Close encounter with the ‘haze wave’

I just got home from a working trip in Boracay. Little did I know that one of the most remarkable parts of the trip will happen on our flight back to Manila.

WhutThe segmentation of clear skies and haze as if they are oil and water.

This picture clearly shows that the haze wave from Indonesia has reached Metro Manila (unless this thick smog came from our very own backyard), counter to what our government tells us.

There are four realities to this Southeast Asian ‘haze wave’ phenomenon:

  1. Haze is NOT a “natural” hazard as claimed by some. Indonesian forest fires are a result of land clearing by smallholders of agricultural lands and plantation owners. Forest fires are deliberately timed annually by opportunistic plantation owners to take advantage of the dry season to burn an entire forest down. They do not happen spontaneously.
  2. The reason farmers and plantation owners prefer this method is because it is cheap. It only costs US$5 to clear on hectare of land by burning trees to the ground and over US$250 per hectare to do so by other methods of land clearance.
  3. Indonesian forest fires and haze remind us of how difficult it is to manage and resolve environmental issues at a transnational level. The haze does not observe political or administrative boundaries, as with all environmental problems. We are all affected by the environment which brings us to the next reality.
  4. All natural systems are interrelated. Our environment demonstrates how integrated our world is in spite of political systems trying to divide nature and separate ecosystems along arbitrary political, economic and social borders, and spatial boundaries.

Now the question is: what to do next?

IMO, the haze problem is a conundrum that’s difficult to resolve. My idealistic self tells me that the right thing to do is to stop deforestation altogether. Of course, that’s never going to happen.

On one hand, we need fresh air and sunshine–things that are indispensable to life and everyone ought to have access to for free.

On the other, you have Indonesia, a poor yet fast-growing economy with forests and land as primary resources which they have freedom to monetize.

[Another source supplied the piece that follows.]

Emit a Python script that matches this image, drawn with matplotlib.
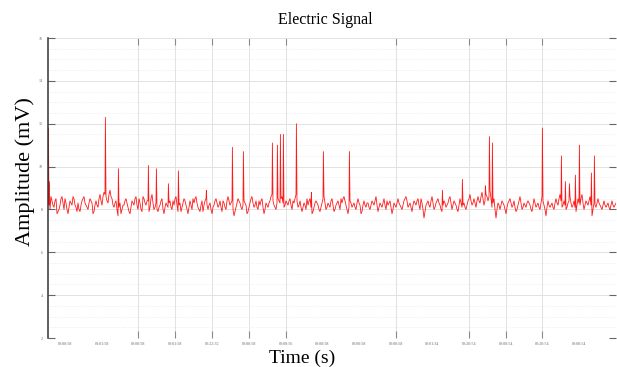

I guess for now what I would suggest is for Indonesia to provide subsidies for non-polluting, non-destructive land clearance techniques and land use instead of the unsustainable slash-and-burn.

Developed countries should also help developing countries find other alternatives for growth. It is unfair to call out developing countries for using their resources to grow especially when the developed ones have already done so with theirs before in the name of growth.

Also, I hope Indonesia realizes sooner that there’s so much to lose from this environmental hazard. Studies show that its economy is losing US$3.5-B from fires and haze alone.

There is science to enlighten decisions on all levels of government and to find sustainable and enduring solutions, for Indonesia’s own sake.



  1. Hi, Jan! How did you know these things? I really, really like your writing style. I’m curious as to how you do your research and commit info to memory.

    1. Hi Curious guy!

      I’m glad you like my writing style. I surely don’t get that everyday. As a graduate student of International Studies, environmental problems like the haze wave is one of the many transnational issues that we’ve tackled in class so I have little background on it.

      Actually, my short term memory isn’t that great so I always make sure to take note of important details I encounter in case I need to refer to them in the future. 🙂

      1. Thank you, Jan! I’ve been reading your blog for more than a year now and it’s cool because you’re just getting smarter and smarter.